┌──
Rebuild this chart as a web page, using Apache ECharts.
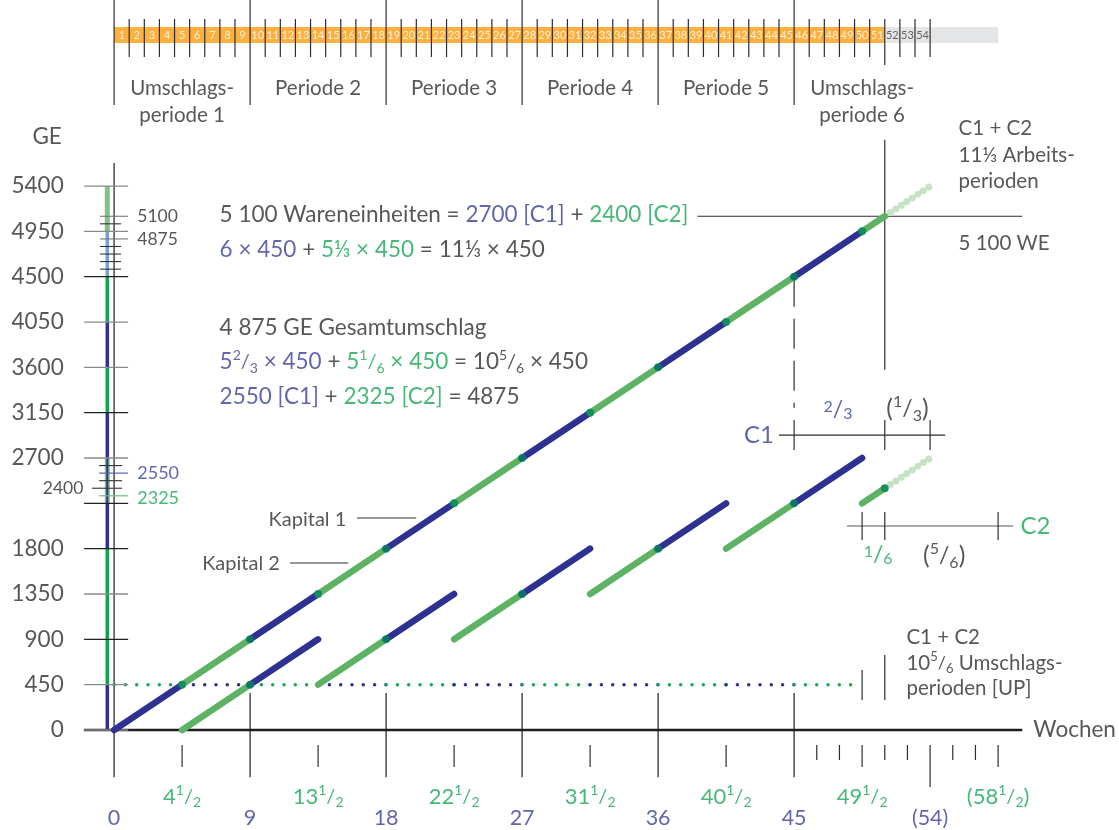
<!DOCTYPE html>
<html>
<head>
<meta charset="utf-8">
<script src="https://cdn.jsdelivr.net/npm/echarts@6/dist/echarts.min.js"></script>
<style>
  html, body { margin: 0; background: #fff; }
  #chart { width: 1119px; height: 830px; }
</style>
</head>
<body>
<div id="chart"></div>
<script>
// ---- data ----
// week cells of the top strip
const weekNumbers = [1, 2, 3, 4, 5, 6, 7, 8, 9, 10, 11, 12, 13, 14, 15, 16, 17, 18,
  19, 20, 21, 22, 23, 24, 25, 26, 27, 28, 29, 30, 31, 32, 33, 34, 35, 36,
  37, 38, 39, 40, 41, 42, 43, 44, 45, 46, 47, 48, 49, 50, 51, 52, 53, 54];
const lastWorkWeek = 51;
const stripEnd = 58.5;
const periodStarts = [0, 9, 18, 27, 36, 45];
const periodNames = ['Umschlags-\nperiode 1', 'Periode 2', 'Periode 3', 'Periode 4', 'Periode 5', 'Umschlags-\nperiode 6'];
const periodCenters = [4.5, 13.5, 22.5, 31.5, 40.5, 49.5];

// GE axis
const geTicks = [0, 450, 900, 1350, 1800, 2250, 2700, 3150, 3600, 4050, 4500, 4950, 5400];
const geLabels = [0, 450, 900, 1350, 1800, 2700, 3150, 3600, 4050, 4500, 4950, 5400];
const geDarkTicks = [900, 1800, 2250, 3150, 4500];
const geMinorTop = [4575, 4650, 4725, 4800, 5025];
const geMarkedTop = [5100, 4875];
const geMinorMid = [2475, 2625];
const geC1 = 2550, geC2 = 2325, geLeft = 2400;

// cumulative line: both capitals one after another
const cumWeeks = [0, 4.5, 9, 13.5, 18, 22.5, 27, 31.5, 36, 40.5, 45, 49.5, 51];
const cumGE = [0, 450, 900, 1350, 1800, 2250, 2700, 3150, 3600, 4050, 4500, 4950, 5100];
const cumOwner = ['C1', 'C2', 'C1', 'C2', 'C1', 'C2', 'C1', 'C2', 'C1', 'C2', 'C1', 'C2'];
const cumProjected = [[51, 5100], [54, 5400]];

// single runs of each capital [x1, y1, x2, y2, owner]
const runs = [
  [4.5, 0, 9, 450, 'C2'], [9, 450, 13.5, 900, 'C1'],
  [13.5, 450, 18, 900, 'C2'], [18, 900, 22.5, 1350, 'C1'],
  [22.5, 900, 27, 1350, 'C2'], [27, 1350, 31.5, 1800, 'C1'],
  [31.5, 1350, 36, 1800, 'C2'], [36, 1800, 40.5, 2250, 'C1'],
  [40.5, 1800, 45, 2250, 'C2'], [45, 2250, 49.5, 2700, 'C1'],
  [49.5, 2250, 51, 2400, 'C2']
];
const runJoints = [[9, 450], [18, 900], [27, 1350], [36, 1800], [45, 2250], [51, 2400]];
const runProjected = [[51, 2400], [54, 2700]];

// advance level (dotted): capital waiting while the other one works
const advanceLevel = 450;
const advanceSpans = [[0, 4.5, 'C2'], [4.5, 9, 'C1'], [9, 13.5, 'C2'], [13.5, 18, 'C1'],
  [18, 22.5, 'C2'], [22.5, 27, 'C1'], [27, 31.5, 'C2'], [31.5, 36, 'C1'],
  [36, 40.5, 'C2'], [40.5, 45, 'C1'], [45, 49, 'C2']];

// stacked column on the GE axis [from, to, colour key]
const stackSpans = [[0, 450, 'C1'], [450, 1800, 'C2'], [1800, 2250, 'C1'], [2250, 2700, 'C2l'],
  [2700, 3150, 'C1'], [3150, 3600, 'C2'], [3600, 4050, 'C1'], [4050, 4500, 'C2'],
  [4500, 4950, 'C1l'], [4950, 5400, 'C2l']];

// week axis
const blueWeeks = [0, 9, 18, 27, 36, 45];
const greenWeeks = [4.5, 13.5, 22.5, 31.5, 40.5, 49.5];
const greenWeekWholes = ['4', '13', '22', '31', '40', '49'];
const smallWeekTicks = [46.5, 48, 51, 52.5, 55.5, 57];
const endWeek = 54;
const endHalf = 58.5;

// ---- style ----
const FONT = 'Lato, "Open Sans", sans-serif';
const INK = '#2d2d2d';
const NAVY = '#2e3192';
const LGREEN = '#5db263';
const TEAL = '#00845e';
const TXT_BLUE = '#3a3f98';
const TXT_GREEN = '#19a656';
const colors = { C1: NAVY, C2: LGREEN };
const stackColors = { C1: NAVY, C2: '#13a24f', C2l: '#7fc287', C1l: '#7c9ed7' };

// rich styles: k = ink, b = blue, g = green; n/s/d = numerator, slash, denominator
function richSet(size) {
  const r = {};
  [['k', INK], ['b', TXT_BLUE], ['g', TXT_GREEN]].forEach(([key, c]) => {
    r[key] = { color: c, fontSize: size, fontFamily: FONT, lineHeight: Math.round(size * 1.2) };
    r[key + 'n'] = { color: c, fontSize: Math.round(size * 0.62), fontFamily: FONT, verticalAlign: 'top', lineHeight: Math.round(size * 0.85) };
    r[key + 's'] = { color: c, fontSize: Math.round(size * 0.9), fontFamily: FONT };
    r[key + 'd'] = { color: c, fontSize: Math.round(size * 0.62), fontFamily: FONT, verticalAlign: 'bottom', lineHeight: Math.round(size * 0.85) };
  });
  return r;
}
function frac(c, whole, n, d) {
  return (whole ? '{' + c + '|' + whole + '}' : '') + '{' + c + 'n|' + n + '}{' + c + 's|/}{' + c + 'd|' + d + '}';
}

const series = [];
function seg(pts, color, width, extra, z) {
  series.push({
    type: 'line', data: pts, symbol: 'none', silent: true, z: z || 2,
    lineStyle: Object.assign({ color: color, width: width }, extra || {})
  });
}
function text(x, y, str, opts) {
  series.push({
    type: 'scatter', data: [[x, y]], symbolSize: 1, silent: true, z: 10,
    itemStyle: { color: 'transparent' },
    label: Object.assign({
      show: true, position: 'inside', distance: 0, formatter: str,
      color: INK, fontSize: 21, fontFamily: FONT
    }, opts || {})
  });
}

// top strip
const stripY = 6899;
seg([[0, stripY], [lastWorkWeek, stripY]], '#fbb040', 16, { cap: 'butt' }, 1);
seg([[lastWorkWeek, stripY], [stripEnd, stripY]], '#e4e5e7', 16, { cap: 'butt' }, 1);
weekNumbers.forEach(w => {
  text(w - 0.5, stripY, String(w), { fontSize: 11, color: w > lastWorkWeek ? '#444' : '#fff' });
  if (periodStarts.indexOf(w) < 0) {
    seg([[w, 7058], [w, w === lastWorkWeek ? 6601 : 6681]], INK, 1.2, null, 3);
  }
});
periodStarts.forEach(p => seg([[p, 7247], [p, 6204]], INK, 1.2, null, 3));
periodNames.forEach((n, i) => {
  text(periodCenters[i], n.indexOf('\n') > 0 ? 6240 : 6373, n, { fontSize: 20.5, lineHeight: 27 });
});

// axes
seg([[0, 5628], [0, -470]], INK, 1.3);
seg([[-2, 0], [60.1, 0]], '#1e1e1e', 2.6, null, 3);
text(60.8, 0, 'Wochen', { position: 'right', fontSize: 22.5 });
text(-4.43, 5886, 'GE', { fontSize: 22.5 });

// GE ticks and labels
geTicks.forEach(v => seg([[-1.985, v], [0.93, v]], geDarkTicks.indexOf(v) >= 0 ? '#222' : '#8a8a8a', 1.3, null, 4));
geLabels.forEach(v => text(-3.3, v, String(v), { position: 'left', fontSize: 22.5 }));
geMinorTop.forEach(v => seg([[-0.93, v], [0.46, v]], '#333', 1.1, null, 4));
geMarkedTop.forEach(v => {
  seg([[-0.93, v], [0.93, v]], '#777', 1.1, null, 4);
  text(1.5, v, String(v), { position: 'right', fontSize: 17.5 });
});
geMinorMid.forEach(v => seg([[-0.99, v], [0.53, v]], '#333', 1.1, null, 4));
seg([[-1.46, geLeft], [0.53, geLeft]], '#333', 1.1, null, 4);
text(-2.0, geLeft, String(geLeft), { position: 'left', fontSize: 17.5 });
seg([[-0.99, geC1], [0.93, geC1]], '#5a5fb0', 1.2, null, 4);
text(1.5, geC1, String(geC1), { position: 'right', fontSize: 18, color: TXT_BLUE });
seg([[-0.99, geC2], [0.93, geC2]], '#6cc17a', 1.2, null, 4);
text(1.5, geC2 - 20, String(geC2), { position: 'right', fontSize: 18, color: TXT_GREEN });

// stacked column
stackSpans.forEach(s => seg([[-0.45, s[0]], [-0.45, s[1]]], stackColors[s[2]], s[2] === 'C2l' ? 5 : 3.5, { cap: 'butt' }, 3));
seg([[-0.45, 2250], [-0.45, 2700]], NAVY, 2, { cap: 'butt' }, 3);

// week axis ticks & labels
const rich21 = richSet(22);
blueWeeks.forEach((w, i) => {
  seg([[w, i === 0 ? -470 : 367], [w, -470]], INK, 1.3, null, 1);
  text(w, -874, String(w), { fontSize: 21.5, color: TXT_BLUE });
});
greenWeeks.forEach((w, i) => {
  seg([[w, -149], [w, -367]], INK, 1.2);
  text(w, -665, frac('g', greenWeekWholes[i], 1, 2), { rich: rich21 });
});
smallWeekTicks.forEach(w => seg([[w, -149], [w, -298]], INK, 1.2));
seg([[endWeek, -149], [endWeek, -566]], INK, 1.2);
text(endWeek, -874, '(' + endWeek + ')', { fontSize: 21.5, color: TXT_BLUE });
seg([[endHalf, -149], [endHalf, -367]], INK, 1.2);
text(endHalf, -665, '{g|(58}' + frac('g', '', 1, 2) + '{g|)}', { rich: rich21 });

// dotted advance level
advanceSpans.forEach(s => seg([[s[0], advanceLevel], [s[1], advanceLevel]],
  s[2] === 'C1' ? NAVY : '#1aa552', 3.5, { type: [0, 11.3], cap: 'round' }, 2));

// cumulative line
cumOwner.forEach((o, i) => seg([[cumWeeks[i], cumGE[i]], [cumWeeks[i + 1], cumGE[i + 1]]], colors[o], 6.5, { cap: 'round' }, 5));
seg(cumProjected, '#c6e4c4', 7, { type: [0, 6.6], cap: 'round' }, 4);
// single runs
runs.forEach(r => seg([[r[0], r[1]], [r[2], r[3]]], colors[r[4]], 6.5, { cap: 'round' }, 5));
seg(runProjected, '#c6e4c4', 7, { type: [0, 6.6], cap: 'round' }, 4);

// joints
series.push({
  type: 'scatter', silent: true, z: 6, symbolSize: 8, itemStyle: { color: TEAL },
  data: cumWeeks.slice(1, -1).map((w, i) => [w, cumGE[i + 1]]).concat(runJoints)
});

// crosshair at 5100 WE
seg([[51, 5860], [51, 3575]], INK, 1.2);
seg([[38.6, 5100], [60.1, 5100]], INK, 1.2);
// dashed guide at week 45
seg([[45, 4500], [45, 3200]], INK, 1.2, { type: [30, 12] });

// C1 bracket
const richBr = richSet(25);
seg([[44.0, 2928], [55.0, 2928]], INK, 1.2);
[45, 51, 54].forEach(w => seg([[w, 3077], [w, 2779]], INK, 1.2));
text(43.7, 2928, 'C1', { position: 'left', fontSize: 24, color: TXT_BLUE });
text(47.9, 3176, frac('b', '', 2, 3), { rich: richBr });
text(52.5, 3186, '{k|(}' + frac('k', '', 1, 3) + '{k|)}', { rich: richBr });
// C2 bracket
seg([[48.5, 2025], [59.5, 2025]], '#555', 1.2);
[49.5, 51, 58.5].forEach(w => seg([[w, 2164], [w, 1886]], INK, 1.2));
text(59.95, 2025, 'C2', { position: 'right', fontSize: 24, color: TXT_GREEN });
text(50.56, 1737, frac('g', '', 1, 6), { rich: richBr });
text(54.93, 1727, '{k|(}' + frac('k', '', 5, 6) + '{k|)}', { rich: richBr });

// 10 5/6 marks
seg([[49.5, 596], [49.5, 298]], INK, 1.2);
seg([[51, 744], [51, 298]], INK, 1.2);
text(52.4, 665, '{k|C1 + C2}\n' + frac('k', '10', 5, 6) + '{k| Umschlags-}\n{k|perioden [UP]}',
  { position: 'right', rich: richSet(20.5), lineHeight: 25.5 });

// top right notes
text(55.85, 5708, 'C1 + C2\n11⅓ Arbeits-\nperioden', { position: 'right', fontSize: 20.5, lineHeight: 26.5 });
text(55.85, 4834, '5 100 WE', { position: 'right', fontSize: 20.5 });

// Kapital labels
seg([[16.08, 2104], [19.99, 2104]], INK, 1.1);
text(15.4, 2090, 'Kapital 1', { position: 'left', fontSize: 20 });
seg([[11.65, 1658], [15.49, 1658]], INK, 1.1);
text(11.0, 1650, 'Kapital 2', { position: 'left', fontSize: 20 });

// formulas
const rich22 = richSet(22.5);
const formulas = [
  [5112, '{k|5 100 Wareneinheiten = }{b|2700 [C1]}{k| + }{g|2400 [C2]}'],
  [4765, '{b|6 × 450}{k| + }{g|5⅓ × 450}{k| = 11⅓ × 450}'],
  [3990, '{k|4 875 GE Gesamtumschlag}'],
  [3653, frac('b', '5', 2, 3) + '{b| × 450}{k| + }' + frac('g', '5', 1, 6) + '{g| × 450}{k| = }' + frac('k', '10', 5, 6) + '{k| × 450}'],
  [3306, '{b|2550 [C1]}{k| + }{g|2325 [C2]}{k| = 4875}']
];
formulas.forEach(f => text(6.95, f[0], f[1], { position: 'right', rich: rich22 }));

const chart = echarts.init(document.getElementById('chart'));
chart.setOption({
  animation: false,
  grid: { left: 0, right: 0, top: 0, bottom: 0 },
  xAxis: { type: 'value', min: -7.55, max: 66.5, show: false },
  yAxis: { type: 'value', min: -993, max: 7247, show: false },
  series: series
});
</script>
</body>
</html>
└──
INSTRUCTIONS FOR THE TASK
Write out again, exactly, the lines from the start of the listing up to the line containing "const periodCenters = [4.5, 13.5, 22.5, 31.5, 40.5, 49.5];", with both ends and without pictures.

SOLVED PROBLEM
Rebuild this chart as a web page, using Apache ECharts.
<!DOCTYPE html>
<html>
<head>
<meta charset="utf-8">
<script src="https://cdn.jsdelivr.net/npm/echarts@6/dist/echarts.min.js"></script>
<style>
  html, body { margin: 0; background: #fff; }
  #chart { width: 1119px; height: 830px; }
</style>
</head>
<body>
<div id="chart"></div>
<script>
// ---- data ----
// week cells of the top strip
const weekNumbers = [1, 2, 3, 4, 5, 6, 7, 8, 9, 10, 11, 12, 13, 14, 15, 16, 17, 18,
  19, 20, 21, 22, 23, 24, 25, 26, 27, 28, 29, 30, 31, 32, 33, 34, 35, 36,
  37, 38, 39, 40, 41, 42, 43, 44, 45, 46, 47, 48, 49, 50, 51, 52, 53, 54];
const lastWorkWeek = 51;
const stripEnd = 58.5;
const periodStarts = [0, 9, 18, 27, 36, 45];
const periodNames = ['Umschlags-\nperiode 1', 'Periode 2', 'Periode 3', 'Periode 4', 'Periode 5', 'Umschlags-\nperiode 6'];
const periodCenters = [4.5, 13.5, 22.5, 31.5, 40.5, 49.5];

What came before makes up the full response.